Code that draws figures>
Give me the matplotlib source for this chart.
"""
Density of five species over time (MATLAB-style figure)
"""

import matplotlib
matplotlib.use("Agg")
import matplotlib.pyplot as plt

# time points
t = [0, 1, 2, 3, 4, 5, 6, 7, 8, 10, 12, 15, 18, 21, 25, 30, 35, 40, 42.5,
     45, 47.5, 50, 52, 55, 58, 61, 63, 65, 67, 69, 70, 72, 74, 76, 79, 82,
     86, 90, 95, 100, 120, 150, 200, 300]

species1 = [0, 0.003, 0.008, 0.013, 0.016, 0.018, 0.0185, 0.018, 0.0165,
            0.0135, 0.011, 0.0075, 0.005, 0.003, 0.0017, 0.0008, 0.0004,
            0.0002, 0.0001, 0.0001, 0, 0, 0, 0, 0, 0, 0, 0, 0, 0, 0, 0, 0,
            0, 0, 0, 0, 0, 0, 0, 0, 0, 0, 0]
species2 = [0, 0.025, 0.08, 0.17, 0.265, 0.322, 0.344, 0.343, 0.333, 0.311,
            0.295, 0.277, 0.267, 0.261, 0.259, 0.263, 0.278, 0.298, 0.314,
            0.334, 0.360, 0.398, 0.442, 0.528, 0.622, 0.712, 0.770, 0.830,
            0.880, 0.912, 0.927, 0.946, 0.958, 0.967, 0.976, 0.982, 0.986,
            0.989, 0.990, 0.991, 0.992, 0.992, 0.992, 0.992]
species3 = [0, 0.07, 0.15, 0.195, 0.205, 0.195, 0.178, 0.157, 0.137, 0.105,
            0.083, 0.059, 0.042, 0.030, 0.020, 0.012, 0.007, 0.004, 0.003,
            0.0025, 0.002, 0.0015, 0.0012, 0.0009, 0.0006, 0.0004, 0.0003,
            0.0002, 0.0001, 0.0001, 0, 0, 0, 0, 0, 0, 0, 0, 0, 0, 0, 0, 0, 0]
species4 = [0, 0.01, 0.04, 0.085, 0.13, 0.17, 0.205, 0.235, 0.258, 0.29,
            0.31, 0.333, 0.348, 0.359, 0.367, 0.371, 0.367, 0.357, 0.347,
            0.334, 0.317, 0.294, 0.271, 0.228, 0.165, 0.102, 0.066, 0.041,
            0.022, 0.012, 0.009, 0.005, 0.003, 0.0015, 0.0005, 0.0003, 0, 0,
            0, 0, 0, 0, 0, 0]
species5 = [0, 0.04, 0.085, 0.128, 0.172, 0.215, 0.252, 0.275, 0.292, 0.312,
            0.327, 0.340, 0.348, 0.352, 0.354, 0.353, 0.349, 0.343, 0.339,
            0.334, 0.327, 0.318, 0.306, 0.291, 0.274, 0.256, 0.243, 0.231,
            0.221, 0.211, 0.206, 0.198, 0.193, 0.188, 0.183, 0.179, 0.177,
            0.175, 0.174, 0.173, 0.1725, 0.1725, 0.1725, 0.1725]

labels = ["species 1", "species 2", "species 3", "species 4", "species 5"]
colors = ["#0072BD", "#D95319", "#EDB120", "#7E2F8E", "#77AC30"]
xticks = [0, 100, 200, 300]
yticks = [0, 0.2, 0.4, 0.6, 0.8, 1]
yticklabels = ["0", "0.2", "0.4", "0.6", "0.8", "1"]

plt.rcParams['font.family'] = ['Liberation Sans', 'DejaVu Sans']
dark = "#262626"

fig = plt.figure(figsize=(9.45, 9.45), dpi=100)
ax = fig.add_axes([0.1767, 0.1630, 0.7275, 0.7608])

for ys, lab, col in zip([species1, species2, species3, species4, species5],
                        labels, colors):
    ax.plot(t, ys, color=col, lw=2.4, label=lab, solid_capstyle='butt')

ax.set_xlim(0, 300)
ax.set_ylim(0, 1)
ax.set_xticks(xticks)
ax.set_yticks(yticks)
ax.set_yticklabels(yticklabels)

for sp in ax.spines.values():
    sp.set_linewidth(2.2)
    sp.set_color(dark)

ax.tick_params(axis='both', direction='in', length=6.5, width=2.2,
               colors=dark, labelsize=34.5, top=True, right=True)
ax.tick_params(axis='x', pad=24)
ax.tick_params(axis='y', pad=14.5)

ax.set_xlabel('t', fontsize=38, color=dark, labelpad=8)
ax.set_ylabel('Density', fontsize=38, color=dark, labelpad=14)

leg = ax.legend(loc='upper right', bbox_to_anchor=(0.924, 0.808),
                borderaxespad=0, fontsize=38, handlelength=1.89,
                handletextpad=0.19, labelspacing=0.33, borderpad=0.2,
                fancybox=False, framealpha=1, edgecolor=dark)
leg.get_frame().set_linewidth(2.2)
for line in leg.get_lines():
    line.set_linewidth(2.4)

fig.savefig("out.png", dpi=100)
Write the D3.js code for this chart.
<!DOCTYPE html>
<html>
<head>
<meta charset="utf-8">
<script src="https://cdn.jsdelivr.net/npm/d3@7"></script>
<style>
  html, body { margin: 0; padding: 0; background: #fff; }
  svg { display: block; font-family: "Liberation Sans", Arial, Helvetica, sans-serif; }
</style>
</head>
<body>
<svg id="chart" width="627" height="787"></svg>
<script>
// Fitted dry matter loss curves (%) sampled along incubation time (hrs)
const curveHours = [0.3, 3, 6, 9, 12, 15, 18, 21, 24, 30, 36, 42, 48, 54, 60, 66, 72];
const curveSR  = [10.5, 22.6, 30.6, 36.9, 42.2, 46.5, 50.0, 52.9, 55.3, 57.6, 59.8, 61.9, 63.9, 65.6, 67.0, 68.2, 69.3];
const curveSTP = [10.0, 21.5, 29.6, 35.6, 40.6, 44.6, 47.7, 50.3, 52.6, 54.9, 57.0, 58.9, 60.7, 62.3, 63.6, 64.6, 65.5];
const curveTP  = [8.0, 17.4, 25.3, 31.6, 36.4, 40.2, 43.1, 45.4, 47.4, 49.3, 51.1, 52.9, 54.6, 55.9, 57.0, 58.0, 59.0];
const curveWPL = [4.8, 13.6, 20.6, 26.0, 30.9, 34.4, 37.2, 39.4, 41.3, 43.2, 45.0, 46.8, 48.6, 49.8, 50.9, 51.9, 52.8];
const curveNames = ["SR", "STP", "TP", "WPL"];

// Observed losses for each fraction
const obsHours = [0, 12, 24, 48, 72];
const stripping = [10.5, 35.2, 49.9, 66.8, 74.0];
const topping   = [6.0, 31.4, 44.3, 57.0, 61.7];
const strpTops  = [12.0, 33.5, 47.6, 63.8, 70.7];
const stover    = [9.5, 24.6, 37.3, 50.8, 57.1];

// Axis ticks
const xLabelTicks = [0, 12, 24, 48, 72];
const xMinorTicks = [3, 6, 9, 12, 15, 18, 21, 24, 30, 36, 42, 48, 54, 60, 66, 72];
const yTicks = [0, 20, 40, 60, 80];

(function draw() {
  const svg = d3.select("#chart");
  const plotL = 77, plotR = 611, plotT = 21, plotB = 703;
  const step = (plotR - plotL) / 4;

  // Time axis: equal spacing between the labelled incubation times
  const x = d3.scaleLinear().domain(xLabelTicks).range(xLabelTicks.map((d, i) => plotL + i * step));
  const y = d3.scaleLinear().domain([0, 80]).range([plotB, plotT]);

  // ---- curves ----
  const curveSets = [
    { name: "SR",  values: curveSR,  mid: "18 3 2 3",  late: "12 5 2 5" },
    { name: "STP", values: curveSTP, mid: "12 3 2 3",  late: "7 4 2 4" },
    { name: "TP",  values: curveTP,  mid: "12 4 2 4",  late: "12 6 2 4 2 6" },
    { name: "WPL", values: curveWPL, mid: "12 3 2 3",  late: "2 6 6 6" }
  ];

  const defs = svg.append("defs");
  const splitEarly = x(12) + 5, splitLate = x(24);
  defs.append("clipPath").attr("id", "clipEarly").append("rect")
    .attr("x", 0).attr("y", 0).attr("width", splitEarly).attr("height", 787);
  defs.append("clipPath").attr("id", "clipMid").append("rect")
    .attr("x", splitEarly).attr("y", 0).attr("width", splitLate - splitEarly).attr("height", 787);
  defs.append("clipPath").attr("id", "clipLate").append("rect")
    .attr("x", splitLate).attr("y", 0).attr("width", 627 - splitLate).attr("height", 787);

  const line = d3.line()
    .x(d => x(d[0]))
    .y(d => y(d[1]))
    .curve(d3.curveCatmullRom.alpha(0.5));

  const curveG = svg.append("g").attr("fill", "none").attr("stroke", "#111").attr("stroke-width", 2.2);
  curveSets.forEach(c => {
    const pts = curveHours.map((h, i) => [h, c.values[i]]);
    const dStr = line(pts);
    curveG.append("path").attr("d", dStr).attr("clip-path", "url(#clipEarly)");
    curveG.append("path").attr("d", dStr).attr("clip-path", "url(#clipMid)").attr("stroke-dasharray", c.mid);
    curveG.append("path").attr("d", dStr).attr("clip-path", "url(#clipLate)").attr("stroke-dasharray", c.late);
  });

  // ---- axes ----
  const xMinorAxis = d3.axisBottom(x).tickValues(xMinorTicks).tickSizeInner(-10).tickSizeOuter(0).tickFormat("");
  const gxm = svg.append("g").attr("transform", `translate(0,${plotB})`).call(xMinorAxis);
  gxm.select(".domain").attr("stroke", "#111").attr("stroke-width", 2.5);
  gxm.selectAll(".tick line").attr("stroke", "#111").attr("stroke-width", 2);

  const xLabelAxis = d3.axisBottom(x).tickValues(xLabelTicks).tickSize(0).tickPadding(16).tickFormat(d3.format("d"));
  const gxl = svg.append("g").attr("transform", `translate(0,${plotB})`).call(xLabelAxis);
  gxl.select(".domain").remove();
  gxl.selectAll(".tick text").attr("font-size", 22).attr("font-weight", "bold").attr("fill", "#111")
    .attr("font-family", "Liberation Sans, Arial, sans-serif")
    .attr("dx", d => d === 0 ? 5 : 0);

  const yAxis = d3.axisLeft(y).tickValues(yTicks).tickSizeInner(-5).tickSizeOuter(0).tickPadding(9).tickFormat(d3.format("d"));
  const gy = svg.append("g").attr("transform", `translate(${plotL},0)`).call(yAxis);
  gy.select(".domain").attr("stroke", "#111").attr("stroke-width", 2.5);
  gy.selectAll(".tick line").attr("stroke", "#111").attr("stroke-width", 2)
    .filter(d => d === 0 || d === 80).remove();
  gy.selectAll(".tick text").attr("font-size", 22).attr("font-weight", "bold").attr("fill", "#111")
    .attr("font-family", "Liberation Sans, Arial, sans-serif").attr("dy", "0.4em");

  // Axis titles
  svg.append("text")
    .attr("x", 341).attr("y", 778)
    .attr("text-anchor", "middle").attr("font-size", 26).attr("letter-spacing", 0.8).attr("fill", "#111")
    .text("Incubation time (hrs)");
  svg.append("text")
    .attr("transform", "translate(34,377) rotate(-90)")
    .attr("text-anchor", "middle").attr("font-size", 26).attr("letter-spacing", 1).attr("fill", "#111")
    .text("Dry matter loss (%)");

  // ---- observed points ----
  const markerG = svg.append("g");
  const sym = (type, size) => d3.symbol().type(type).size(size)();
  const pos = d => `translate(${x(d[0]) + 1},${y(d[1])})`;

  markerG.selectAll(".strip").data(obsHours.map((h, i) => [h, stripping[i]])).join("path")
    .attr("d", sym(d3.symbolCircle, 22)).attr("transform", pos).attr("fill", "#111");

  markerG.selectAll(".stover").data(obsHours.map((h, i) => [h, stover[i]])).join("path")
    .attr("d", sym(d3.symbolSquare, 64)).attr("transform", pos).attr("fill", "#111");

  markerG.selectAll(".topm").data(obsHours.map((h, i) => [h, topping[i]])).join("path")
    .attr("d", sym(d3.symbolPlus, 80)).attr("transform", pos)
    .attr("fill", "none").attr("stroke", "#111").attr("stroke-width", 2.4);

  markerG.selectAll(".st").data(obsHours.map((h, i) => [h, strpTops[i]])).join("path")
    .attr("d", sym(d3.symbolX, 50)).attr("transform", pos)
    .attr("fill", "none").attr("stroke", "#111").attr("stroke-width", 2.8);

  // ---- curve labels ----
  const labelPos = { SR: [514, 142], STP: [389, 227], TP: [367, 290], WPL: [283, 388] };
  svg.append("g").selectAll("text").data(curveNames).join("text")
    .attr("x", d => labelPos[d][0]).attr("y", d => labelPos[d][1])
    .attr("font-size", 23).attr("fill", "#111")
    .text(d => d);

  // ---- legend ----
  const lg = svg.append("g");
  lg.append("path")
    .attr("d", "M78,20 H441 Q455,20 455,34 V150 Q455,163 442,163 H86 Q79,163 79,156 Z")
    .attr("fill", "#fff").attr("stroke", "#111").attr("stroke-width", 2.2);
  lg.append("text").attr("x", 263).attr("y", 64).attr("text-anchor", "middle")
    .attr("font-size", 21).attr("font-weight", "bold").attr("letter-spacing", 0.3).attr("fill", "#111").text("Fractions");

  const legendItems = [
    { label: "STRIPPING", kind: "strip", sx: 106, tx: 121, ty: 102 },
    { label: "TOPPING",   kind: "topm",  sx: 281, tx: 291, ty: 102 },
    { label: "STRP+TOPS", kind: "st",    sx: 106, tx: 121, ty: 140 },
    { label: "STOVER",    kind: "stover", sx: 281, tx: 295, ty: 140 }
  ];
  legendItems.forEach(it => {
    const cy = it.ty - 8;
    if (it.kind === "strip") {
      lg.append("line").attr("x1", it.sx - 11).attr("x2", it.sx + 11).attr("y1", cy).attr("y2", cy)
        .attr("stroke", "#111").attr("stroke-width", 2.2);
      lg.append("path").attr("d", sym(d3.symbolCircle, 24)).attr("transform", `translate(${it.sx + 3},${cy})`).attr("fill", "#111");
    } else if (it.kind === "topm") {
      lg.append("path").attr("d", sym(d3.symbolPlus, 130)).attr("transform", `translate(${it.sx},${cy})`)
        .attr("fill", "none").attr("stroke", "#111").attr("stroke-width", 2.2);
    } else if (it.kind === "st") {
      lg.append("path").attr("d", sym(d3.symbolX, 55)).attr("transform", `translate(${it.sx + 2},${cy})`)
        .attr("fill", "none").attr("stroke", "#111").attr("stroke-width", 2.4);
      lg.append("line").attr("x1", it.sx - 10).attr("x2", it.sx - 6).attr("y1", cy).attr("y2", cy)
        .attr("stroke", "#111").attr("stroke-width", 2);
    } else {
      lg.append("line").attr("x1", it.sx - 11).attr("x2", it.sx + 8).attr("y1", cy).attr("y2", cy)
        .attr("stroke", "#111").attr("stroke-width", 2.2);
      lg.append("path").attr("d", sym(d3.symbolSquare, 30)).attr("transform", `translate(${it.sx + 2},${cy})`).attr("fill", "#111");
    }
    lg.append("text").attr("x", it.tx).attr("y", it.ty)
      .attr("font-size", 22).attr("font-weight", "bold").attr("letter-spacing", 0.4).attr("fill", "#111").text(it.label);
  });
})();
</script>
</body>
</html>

What to do>
Please print the material above exactly as it appears, from its first line through the line containing "86, 90, 95, 100, 120, 150, 200, 300]", inclusive, and stop there.

Written answer>
Give me the matplotlib source for this chart.
"""
Density of five species over time (MATLAB-style figure)
"""

import matplotlib
matplotlib.use("Agg")
import matplotlib.pyplot as plt

# time points
t = [0, 1, 2, 3, 4, 5, 6, 7, 8, 10, 12, 15, 18, 21, 25, 30, 35, 40, 42.5,
     45, 47.5, 50, 52, 55, 58, 61, 63, 65, 67, 69, 70, 72, 74, 76, 79, 82,
     86, 90, 95, 100, 120, 150, 200, 300]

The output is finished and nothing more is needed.